A study carried out by the US Census Bureau over the period 1999-2004, regarding the housing market, verifies the close relationship between levels of permits and completions. This relationship is especially strong in the case of single-family houses, which constitute the overwhelming majority of new housing construction. However, in the case of multi-family housing, the study found a significant deviation between the number of units authorized by building permits and the number of units completed. According to the study, the major contributing factor to this difference was the re-classification of units to single-family homes after the permit was issued.

The findings of this study, which also examined the relationship between permits and starts, are presented in Table 1. As this table shows, during the period of the study, the total housing units started were 97.5% of housing units authorized by building permits, while 96% of units started were completed. Based on these percentages, it can be inferred that the total housing units completed were 93.6% of the total housing units authorized by building permits.

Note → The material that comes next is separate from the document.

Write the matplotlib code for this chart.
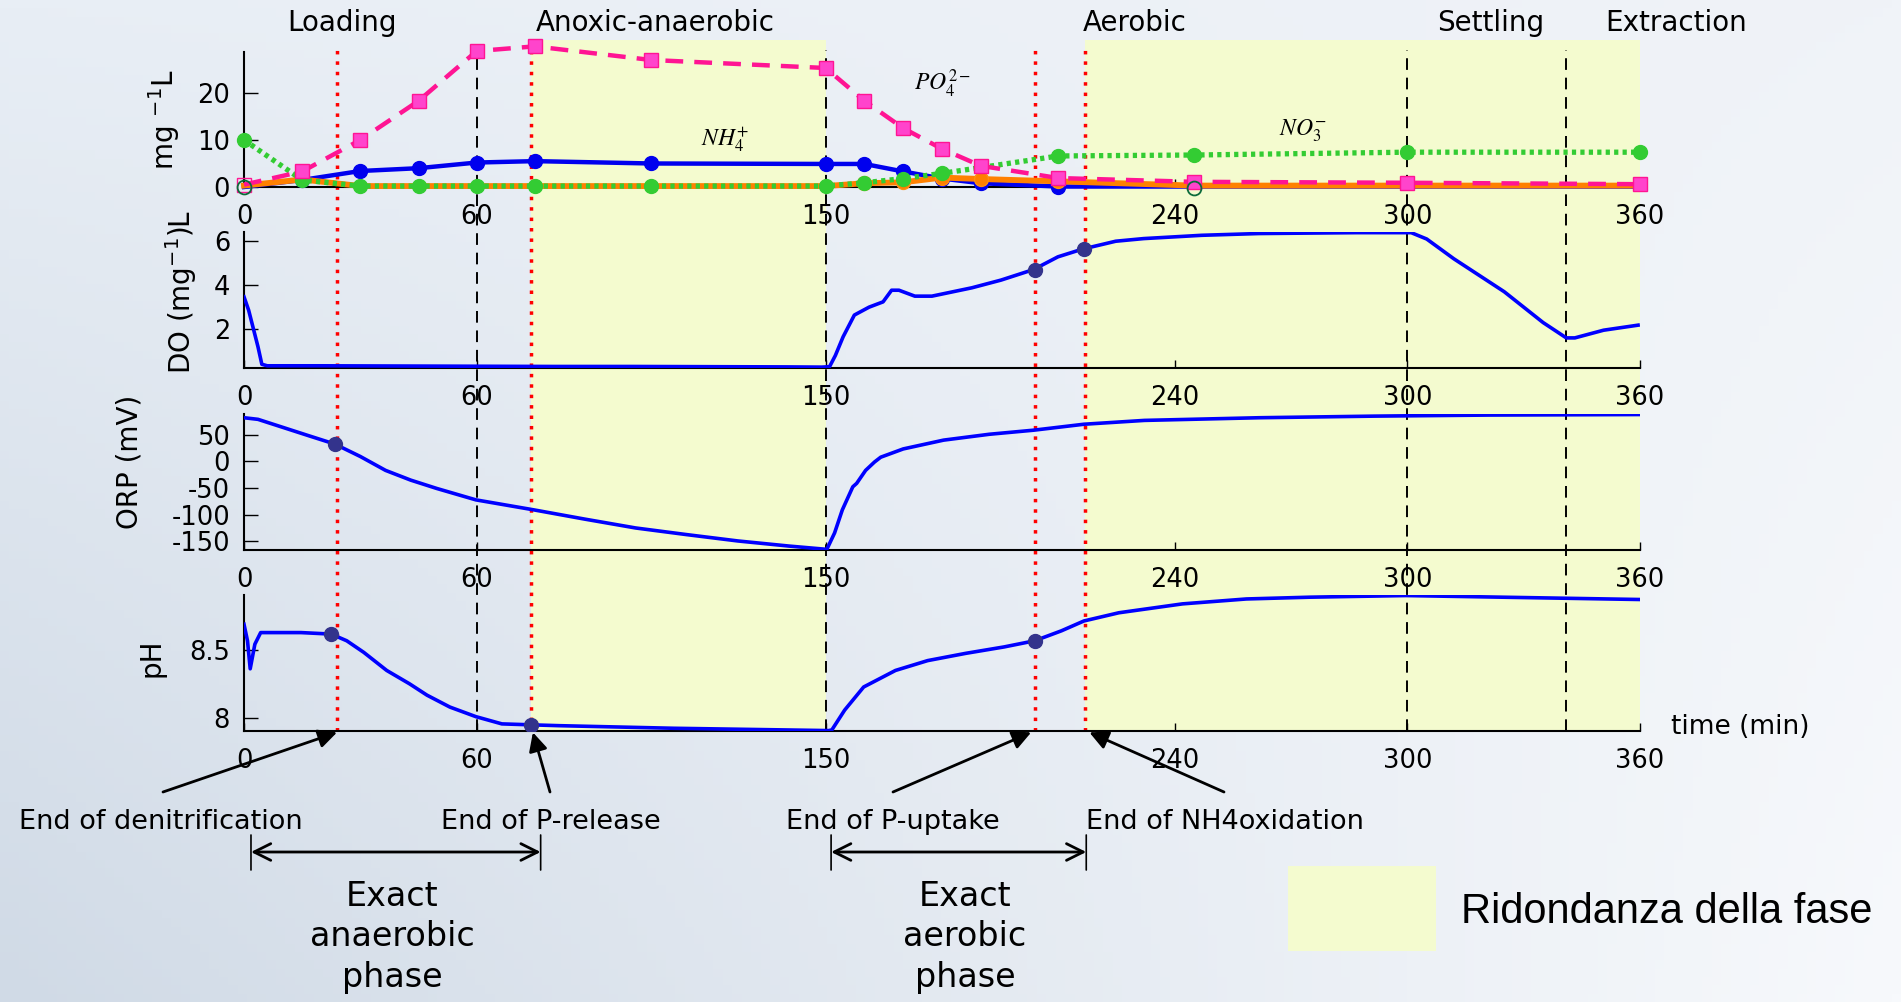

In the case of single-family houses, starts were 102.5% of permits, due to reclassification of units from multi-family to single-family after the permits were issued, while completions were 96.5% of starts. Based on these percentages, it can be inferred that single-family housing units completed were 98.9% of units authorized by building permits. Finally, in the case of multi-family buildings, starts were 77.5% of permits issued, due to reclassification of units from multi-family to single-family, while completions were 92.5% of starts. Based on these percentages, it can be inferred that multi-family housing units completed were 71.7% of units authorized by building permits.

Monitoring whether the number of units represented by permits issued is increasing or decreasing is important because it provides an understanding of the momentum developing in the market. However, it is even more important to understand what these new units represent in terms of housing stock growth rates.